Таким ребятам как Веня нужно уже не медали, а памятники ставить при жизни. Памятник рядовому, с тремя контузиями и без медалей. С разбитым левым ухом. Или наводчику, который угорелым падает на «чебурашку», поднимается, стреляет и опять падает. Или ребятам пехотинцам 9 й роты, которые рискуя собой, отдирают руки наводчика от «чебурашки», чтобы его вытащить на вольный воздух. Или Андрюхе-Цыгану, который с осколками в лёгких ползёт по танковой колее. Или… им всем надо памятники ставить при жизни…
* * *
Я. – Я вашу роту уже больше года знаю и не пойму. Награды не дают, Ванька вообще не в штате, бесплатно воюет. Понятно, что не за ордена-медали пацаны воюют, но должна же быть какая-то справедливость со стороны государства.
В. – Вот у меня кум, у него два ранения. За одно он получил три миллиона, списался. Он тоже в пехоте был, с этим, царствие небесное с «Генералом».
Я. – Знакомый позывной «Генерал», Андрюха-Цыган говорил, у них в 9й роте был.
В. – В 9й роте?
Я. – Ну да.
В. – Так мы с ними и сидели на пятиэтажке этой.
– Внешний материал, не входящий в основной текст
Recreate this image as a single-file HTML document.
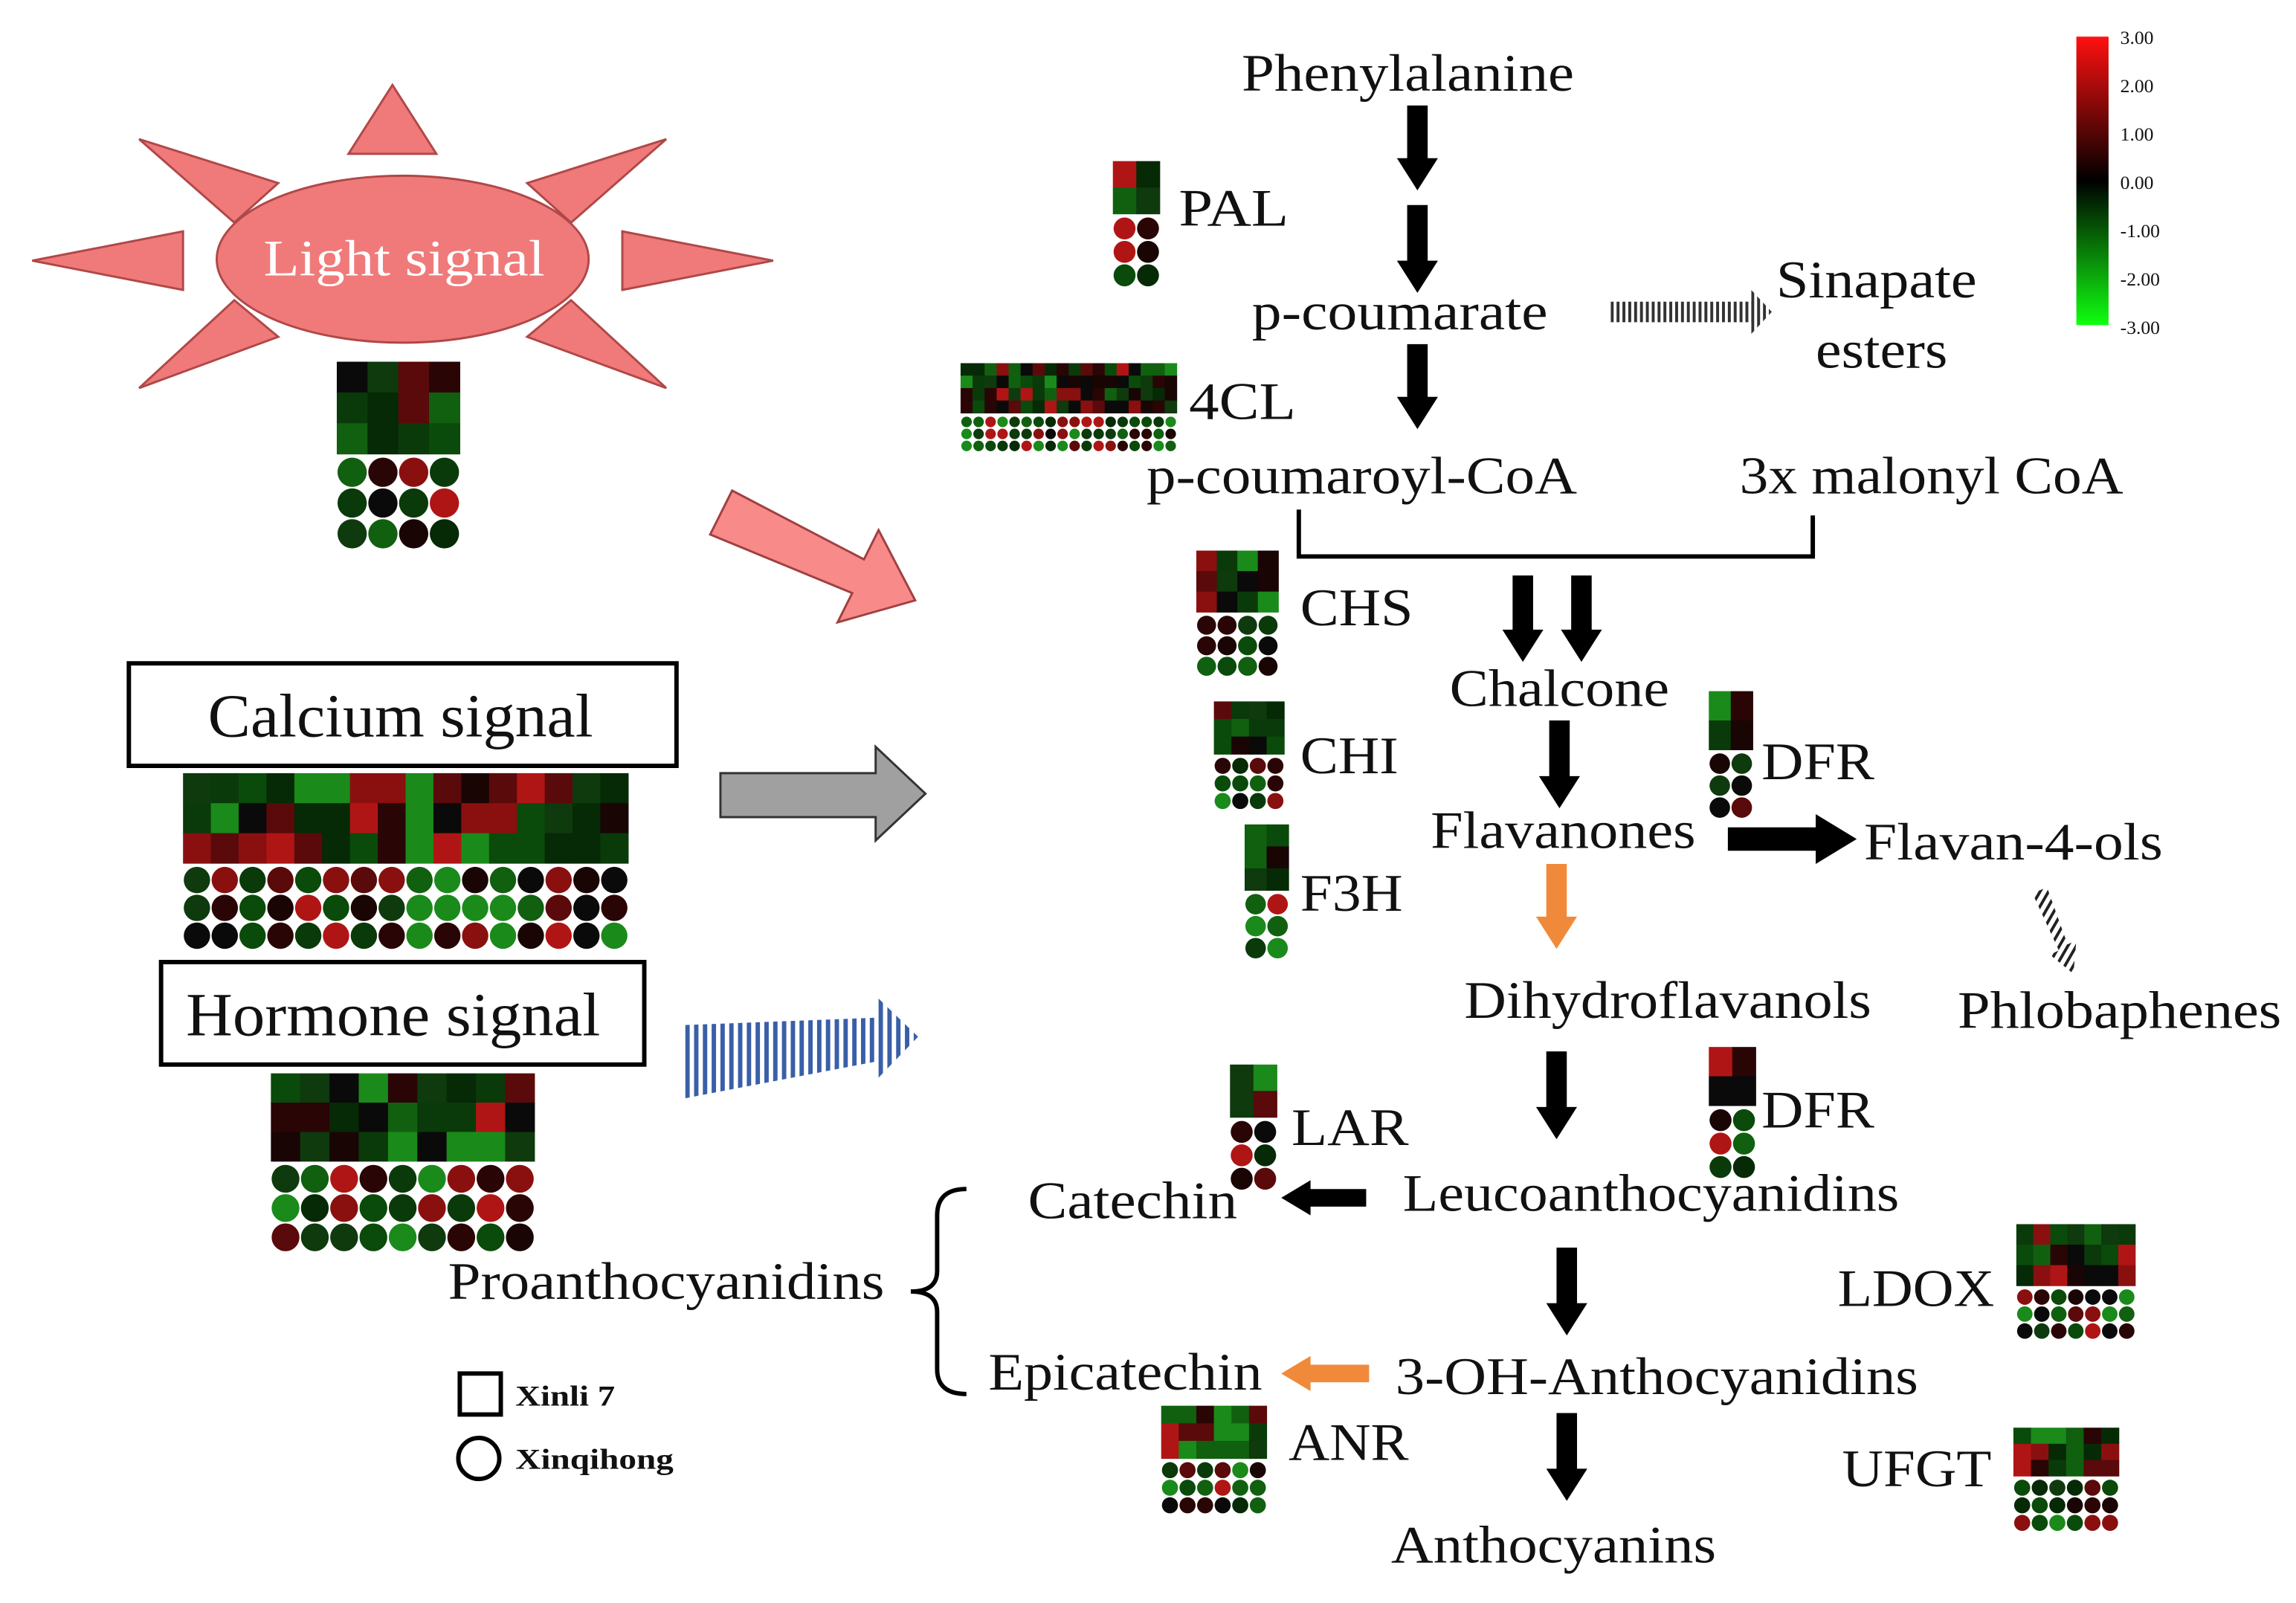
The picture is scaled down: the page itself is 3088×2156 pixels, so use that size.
<!DOCTYPE html>
<html><head><meta charset="utf-8"><style>
html,body{margin:0;padding:0;background:#fff;}
svg{display:block;}
text{font-family:"Liberation Serif",serif;fill:#111;}
</style></head><body>
<svg id="s" width="3088" height="2156" viewBox="0 0 1568 1094.7" xmlns="http://www.w3.org/2000/svg">
<defs>
<linearGradient id="cs" x1="0" y1="0" x2="0" y2="1">
<stop offset="0" stop-color="#ff1010"/><stop offset="0.5" stop-color="#000"/><stop offset="1" stop-color="#10ff10"/>
</linearGradient>
<pattern id="vh" width="4" height="4" patternUnits="userSpaceOnUse"><rect width="2" height="4" fill="#333"/></pattern>
<pattern id="bh" width="6" height="6" patternUnits="userSpaceOnUse"><rect width="3" height="6" fill="#3a5fa8"/></pattern>
<pattern id="dh" width="5" height="5" patternUnits="userSpaceOnUse" patternTransform="rotate(30)"><rect width="2" height="5" fill="#222"/></pattern>
</defs>
<g fill="#f07a7a" stroke="#b04848" stroke-width="1.5">
<polygon points="268,58 238,105 298,105"/>
<polygon points="22,178 125,158 125,198"/>
<polygon points="528,178 425,158 425,198"/>
<polygon points="95,95 190,125 160,152"/>
<polygon points="455,95 360,125 390,152"/>
<polygon points="95,265 190,230 160,205"/>
<polygon points="455,265 360,230 390,205"/>
<ellipse cx="275" cy="177" rx="127" ry="57"/>
</g>
<text x="180" y="188" font-size="35" textLength="192" lengthAdjust="spacingAndGlyphs" style="fill:#fff">Light signal</text>
<polygon points="485,365 500,335 590,382 600,362 625,410 572,425 582,405" fill="#f88a8a" stroke="#a04040" stroke-width="1.5"/>
<polygon points="492,528 598,528 598,510 632,542 598,574 598,558 492,558" fill="#a0a0a0" stroke="#333" stroke-width="1.5"/>
<polygon points="468,700 598,695 598,680 627,708 598,738 598,725 468,750" fill="url(#bh)"/>
<rect x="88" y="453" width="374" height="70" fill="#fff" stroke="#000" stroke-width="3"/>
<text x="142" y="503" font-size="42" textLength="263" lengthAdjust="spacingAndGlyphs">Calcium signal</text>
<rect x="110" y="657" width="330" height="70" fill="#fff" stroke="#000" stroke-width="3"/>
<text x="127" y="707" font-size="42" textLength="283" lengthAdjust="spacingAndGlyphs">Hormone signal</text>
<rect x="314" y="938" width="28" height="28" fill="none" stroke="#000" stroke-width="3"/>
<text x="352" y="960" font-size="20" font-weight="bold" textLength="68" lengthAdjust="spacingAndGlyphs">Xinli 7</text>
<circle cx="327" cy="996" r="14" fill="none" stroke="#000" stroke-width="3"/>
<text x="352" y="1003" font-size="20" font-weight="bold" textLength="108" lengthAdjust="spacingAndGlyphs">Xinqihong</text>
<rect x="1418" y="25" width="22" height="197" fill="url(#cs)"/>
<g font-size="13" style="font-family:'Liberation Sans',sans-serif">
<text x="1448" y="30">3.00</text><text x="1448" y="63">2.00</text><text x="1448" y="96">1.00</text><text x="1448" y="129">0.00</text><text x="1448" y="162">-1.00</text><text x="1448" y="195">-2.00</text><text x="1448" y="228">-3.00</text>
</g>
<g font-size="36" lengthAdjust="spacingAndGlyphs">
<text x="848" y="62" textLength="227" lengthAdjust="spacingAndGlyphs">Phenylalanine</text>
<text x="855" y="225" textLength="202" lengthAdjust="spacingAndGlyphs">p-coumarate</text>
<text x="1213" y="203" textLength="137" lengthAdjust="spacingAndGlyphs">Sinapate</text>
<text x="1240" y="251" textLength="90" lengthAdjust="spacingAndGlyphs">esters</text>
<text x="783" y="337" textLength="294" lengthAdjust="spacingAndGlyphs">p-coumaroyl-CoA</text>
<text x="1188" y="337" textLength="262" lengthAdjust="spacingAndGlyphs">3x malonyl CoA</text>
<text x="990" y="482" textLength="150" lengthAdjust="spacingAndGlyphs">Chalcone</text>
<text x="977" y="579" textLength="181" lengthAdjust="spacingAndGlyphs">Flavanones</text>
<text x="1273" y="587" textLength="204" lengthAdjust="spacingAndGlyphs">Flavan-4-ols</text>
<text x="1000" y="695" textLength="278" lengthAdjust="spacingAndGlyphs">Dihydroflavanols</text>
<text x="1337" y="702" textLength="221" lengthAdjust="spacingAndGlyphs">Phlobaphenes</text>
<text x="958" y="827" textLength="339" lengthAdjust="spacingAndGlyphs">Leucoanthocyanidins</text>
<text x="702" y="832" textLength="143" lengthAdjust="spacingAndGlyphs">Catechin</text>
<text x="306" y="887" textLength="298" lengthAdjust="spacingAndGlyphs">Proanthocyanidins</text>
<text x="953" y="952" textLength="357" lengthAdjust="spacingAndGlyphs">3-OH-Anthocyanidins</text>
<text x="675" y="949" textLength="187" lengthAdjust="spacingAndGlyphs">Epicatechin</text>
<text x="950" y="1067" textLength="222" lengthAdjust="spacingAndGlyphs">Anthocyanins</text>
<text x="805" y="154" textLength="75" lengthAdjust="spacingAndGlyphs">PAL</text>
<text x="812" y="286" textLength="73" lengthAdjust="spacingAndGlyphs">4CL</text>
<text x="888" y="427" textLength="77" lengthAdjust="spacingAndGlyphs">CHS</text>
<text x="888" y="528" textLength="67" lengthAdjust="spacingAndGlyphs">CHI</text>
<text x="888" y="622" textLength="70" lengthAdjust="spacingAndGlyphs">F3H</text>
<text x="1203" y="532" textLength="77" lengthAdjust="spacingAndGlyphs">DFR</text>
<text x="882" y="782" textLength="80" lengthAdjust="spacingAndGlyphs">LAR</text>
<text x="1203" y="770" textLength="77" lengthAdjust="spacingAndGlyphs">DFR</text>
<text x="1255" y="892" textLength="107" lengthAdjust="spacingAndGlyphs">LDOX</text>
<text x="880" y="997" textLength="82" lengthAdjust="spacingAndGlyphs">ANR</text>
<text x="1258" y="1015" textLength="102" lengthAdjust="spacingAndGlyphs">UFGT</text>
</g>
<path d="M887,348 V380 H1238 V352" fill="none" stroke="#000" stroke-width="3"/>
<path d="M660,812 Q640,812 640,830 V868 Q640,882 622,882 Q640,882 640,896 V935 Q640,952 660,952" fill="none" stroke="#000" stroke-width="3"/>
<polygon points="1100,206 1196,206 1196,198 1210,213 1196,228 1196,220 1100,220" fill="url(#vh)"/>
<polygon points="1388,610 1398,606 1412,645 1418,642 1416,665 1400,652 1406,649" fill="url(#dh)"/>
<g id="arrows"></g>
<g id="heat"></g>
</svg>
<script>
var NS="http://www.w3.org/2000/svg";
function el(p,t,a){var e=document.createElementNS(NS,t);for(var k in a)e.setAttribute(k,a[k]);p.appendChild(e);return e;}
var A=document.getElementById("arrows");
function down(x,y1,y2,c){el(A,"polygon",{points:[x-7,y1,x+7,y1,x+7,y2-22,x+14,y2-22,x,y2,x-14,y2-22,x-7,y2-22].join(" "),fill:c||"#000"});}
function left(y,x1,x2,c){el(A,"polygon",{points:[x1,y-6,x2+20,y-6,x2+20,y-12,x2,y,x2+20,y+12,x2+20,y+6,x1,y+6].join(" "),fill:c||"#000"});}
function right(y,x1,x2){el(A,"polygon",{points:[x1,y-8,x2-28,y-8,x2-28,y-17,x2,y,x2-28,y+17,x2-28,y+8,x1,y+8].join(" "),fill:"#000"});}
down(968,72,130);down(968,140,200);down(968,235,293);
down(1040,393,452);down(1080,393,452);down(1065,492,552);
down(1063,590,648,"#f08a3a");down(1063,718,778);down(1070,852,912);down(1070,965,1025);
left(818,933,875);left(938,935,875,"#f08a3a");right(573,1180,1268);
var H=document.getElementById("heat");var seed=7;
function rnd(){seed=(seed*16807)%2147483647;return seed/2147483647;}
var pal=["#0a0a0a","#1a0505","#2a0505","#5a0a0a","#8a1010","#b01515","#052a05","#0a4a0a","#0a3a0a","#106010","#1a8a1a","#0e3a0e"];
function col(){return pal[Math.floor(rnd()*pal.length)];}
function heat(x,y,cols,sq,cr,w,h){h=h||w;
 for(var r=0;r<sq;r++)for(var c=0;c<cols;c++)el(H,"rect",{x:x+c*w,y:y+r*h,width:w+0.3,height:h+0.3,fill:col()});
 var y2=y+sq*h+2;
 for(var r=0;r<cr;r++)for(var c=0;c<cols;c++)el(H,"circle",{cx:x+c*w+w/2,cy:y2+r*w+w/2,r:w/2-0.5,fill:col()});}
heat(230,247,4,3,3,21);
heat(125,528,16,3,3,19,20.5);
heat(185,733,9,3,3,20);
heat(760,110,2,2,3,16,18);
heat(656,248,18,4,3,8.2,8.5);
heat(817,376,4,3,3,14);
heat(829,479,4,3,3,12);
heat(850,563,2,3,3,15);
heat(1167,472,2,2,3,15,20);
heat(840,727,2,2,3,16,18);
heat(1167,715,2,2,3,16,20);
heat(1377,836,7,3,3,11.6,14);
heat(793,960,6,3,3,12);
heat(1375,975,6,3,3,12,11);
</script>
</body></html>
Брали её штурмом.
Я. – Так и «Цыган» про пятиэтажку говорил. Так это она что ли?
В. – Ну вот эта пятиэтажка и была. Там реально жёстко было. «Генерал» говорил, доживём до 9 Мая, приедем в Донецк, я вам столько бухла поставлю, что выпить не сможете.
Я. – Это когда было? Февраль или март, прошлого года?
В. – Март.
Я. – Вот там «Цыган» и ранение получил, осколочное в лёгкие. Он по колее этой выползал. У него фото ещё осталось, они у Бэхи сидят, на ней 9я рота написана. Трое их внизу и наверху трое.
В. – Да, вот они и брали эту пятиэтажку и за пятиэтажкой высота. Первая Славянская бригада, девятая рота. Да, там очень жёстко было. Много пацанов там положили.
* * *
P.S. И уже без записи, пока ели картошку, Веня мне рассказал про письмо от школьника из Темрюка. Помню, ещё осенью я привозил им письма от детей. Так вот, он сказал, что письмо это он долго хранил с собой, в военнике. «Там так хорошо мальчишка написал… вот не вспомню, что именно, но так хорошо. Я его потом, когда в увольнительной был дома оставил, чтоб если что… ну чтоб сохранилось».
То есть, если вдруг сгорит Веня, не дай Бог, в танке, чтоб письмо не сгорело.
Нет, мы эту войну проиграть не можем! Не имеем права! И пусть Веня домой живым вернётся и письмо это перечитает!